At 05:25 1-11-2006, you wrote:
I think I will drop into this group a brief passage fom Heisenberg's
"Quantum Theory" translated into English in 1930.

"Dirac has set up a wave equation which is valid for one electron and is
invarient under the Lorentian transformation. It fulfills all
requirements of the quantum theory, and is able to give a good account
of the phenomena of the "spinning" electron, which could previously only
be treated by, ad hoc assumptions. The essential difficulty which arises
with all relativistic quantum theories is not eliminated however. This
arises from the relation

1/c^2 = u^2C^2  + p^2 in x + p^2 in y + p^2 in z

between the energy and the momentum of a free electron. According to
this equation there are two values of E which differ in sign associated
with each set of P in z, P in  y and P in Z. The classical theory could
eliminate this by arbitrarily excluding the one sign, but this is not
possible according to the  principles og quantum theory. Here
spontaneuos transitions may occure to the states of negative energy; as
these have never been observed, the theory is certainly wrong. Under
these conditions it is very remarkable that the positive energy-levels
(at least in the case of one electron) coincide with those actually
observed."

So what was wrong? What occured that proved both theories were correct?

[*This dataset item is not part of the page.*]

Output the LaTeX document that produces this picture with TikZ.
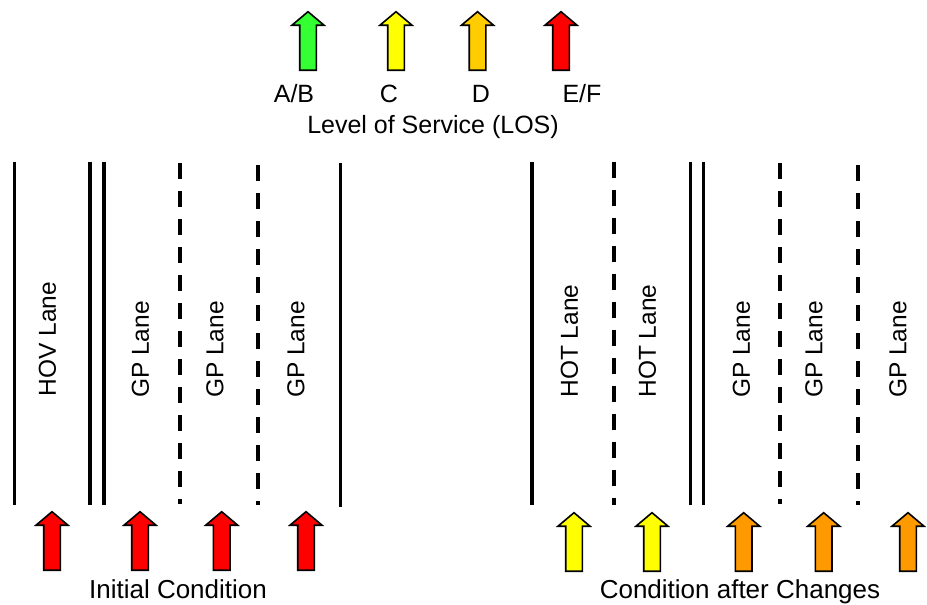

Dirac solved the problem by hypothesising the positron,

http://www.siam.org/siamnews/03-03/dirac.pdf

which was then sought and found by the experimental physicist Carl David Anderson in 1932

http://en.wikipedia.org/wiki/Carl_D._Anderson

It is one of the nicer stories from the early days of quantum physics.

Dirac's normal interaction with experimental physicists is described by the Dirac Effect - which, in the classic version of the story - had Dirac's presence in Cologne (sitting in a stationary train for a couple of hours) as a necessary and sufficient explanation for a couple of hours of temperamental behaviour by a sensitive quadrant electrometer.